Oh we should be worried. Mass automation has already been disruptive. Those factory jobs are never coming back. But the disruption might not go the way you expect.
Yes, those with high IQs will be better able to retrain to do other high-IQ jobs. But that can take years! I agree that expecting low-IQ people to retrain for high-IQ jobs is not realistic. (Unless some kind of brain-computer interface is developed soon enough to change the playing field.)
But studies indicate a significant inverse correlation between g and conscientiousness. The kind of people you want for Turing-test-complete service, or intimate, in-home maid/handyman/nanny jobs are exactly the obedient, dutiful, vigilant, lower-IQ, blue-collar, conscientious-type people. Your so-called "cognitive elite" aren't that. The blue collar workers might actually be more flexible.
(Those who are both lower-IQ, and not conscientious don't make good employees even now.
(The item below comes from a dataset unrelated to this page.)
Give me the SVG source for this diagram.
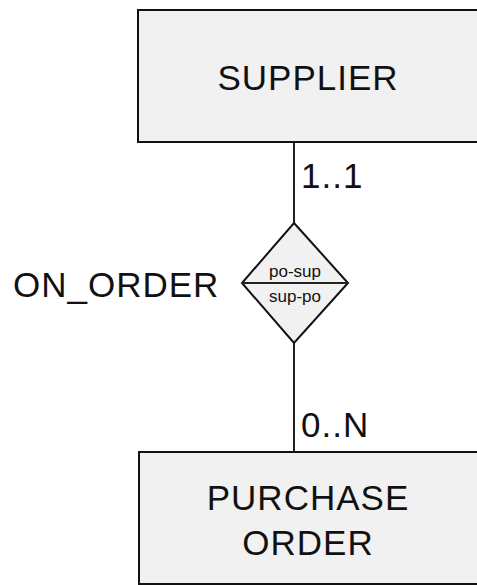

Robots are not going to make this problem go away.)
I'm honestly not sure which group will get hit hardest. But let's consider base rates. Are there more blue- or white-collar workers? Narrow AIs will probably have to be trained for each task. Is there more diversity of tasks in blue- or white-collar work?
Your stereotypes are both inaccurate and harmful. All the handymen I know are extremely intelligent. Electrical systems, plumbing systems, etc. are both complex and require reasoning to work with. A lot of fix-it stuff is a mix of puzzles, and figuring out how to do things on the fly.